What is Model UN? What is NHSMUN?

“NHSMUN 2019 was my second year of MUN and I can honestly say it was one of my fondest memories that I’ve made in high school. It really shaped how I see my place in the world.”

— Baris K., Delegate, NHSMUN 2019

Model United Nations (MUN) is a student simulation of the proceedings of the United Nations. Students, referred to as Delegates, are assigned a country to represent in one of the UN’s numerous committees with pre-set topics to debate. They research the background of their country, their country’s position on the topics at hand, and prepare notes on possible solutions to the problems faced. Students then convene at Model UN conferences, which range in size from 100 to 5,000 delegates, to debate their assigned topics with students representing the other UN member states. Much like the real UN, the goal is to identify solutions, by negotiation and consensus, on which many countries can agree.


The International Model United Nations Association (IMUNA), a 501(c)(3) non-profit organization formally associated with the Department of Global Communications of the United Nations, hosts Model UN conferences around the world. IMUNA’s flagship conference is the National High School Model United Nations (NHSMUN) Conference, held in New York City. NHSMUN is one of the best-recognized conferences on the global MUN circuit and the largest conference for high school students. Since its first session in 1975, NHSMUN has been attended by students from more than 130 countries across 6 continents, making it a truly global experience. IMUNA is also committed to serving as a leader to the high school MUN community, providing resources to schools trying to start MUN clubs and assisting schools that host local conferences around the world.
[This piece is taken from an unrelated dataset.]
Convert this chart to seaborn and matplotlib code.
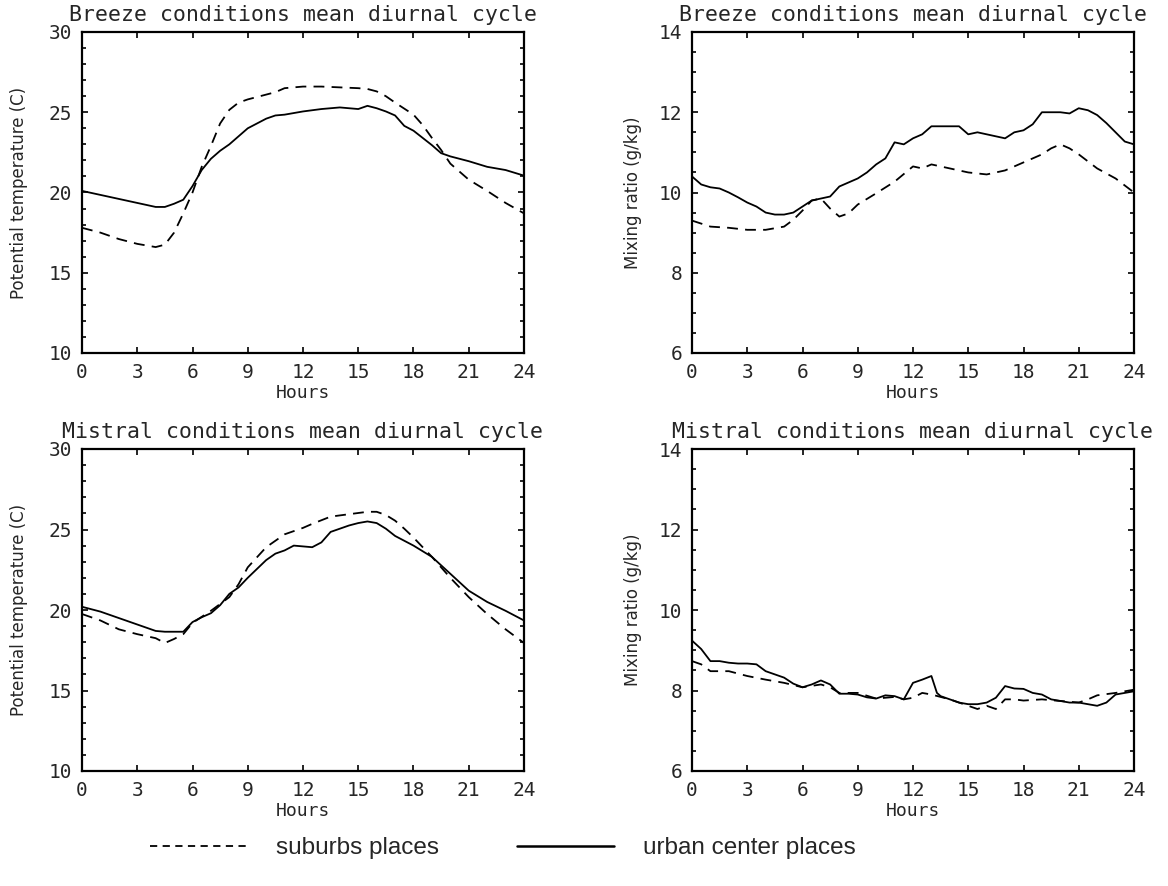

Students who attend NHSMUN are treated to a truly unique experience. To kick off a rigorous week of debate, students are typically welcomed by a guest speaker who plays a major role in international relations. Recent speakers have included US-UN Ambassadors Susan Rice, Samantha Power, and Jonathan Cohen, NYC Commissioner Penny Abeywardena, economist and special adviser to the UN Secretary-General Jeffrey Sachs, Council on Foreign Relations President Richard Haass, UNICEF USA President Caryl Stern, Secretary of Defense Chuck Hagel, and Ret. General David Petraeus. Students have the opportunity to meet with the Permanent Mission to the UN (embassy) of the country they are representing, a unique experience for them to engage directly with professional diplomats. If an embassy is not available for a meeting, students can instead attend a workshop or seminar featuring experts on their committee topics and their connections to the Sustainable Development Goals (SDGs). Students then break out into their committee simulations, where they deliver speeches on their country’s policy in an attempt to convince their peers of their country’s point of view.


The students’ charge for the conference is to write and pass a resolution, which is a document that describes the actions that they propose to take. This requires countries with very different points of view to discuss their differences and find common ground. With the diversity of the UN member states in each committee, reaching a compromise can take plenty of debate. Subject to the availability of space at the United Nations, the simulation features a special session at the UN Headquarters, where students are seated in the General Assembly Hall that has hosted many of the most prominent heads of state from the past few decades. Students discuss the final resolutions during the plenary session and closing ceremonies. All resolutions that pass an affirmative vote are published online after the conclusion of the conference.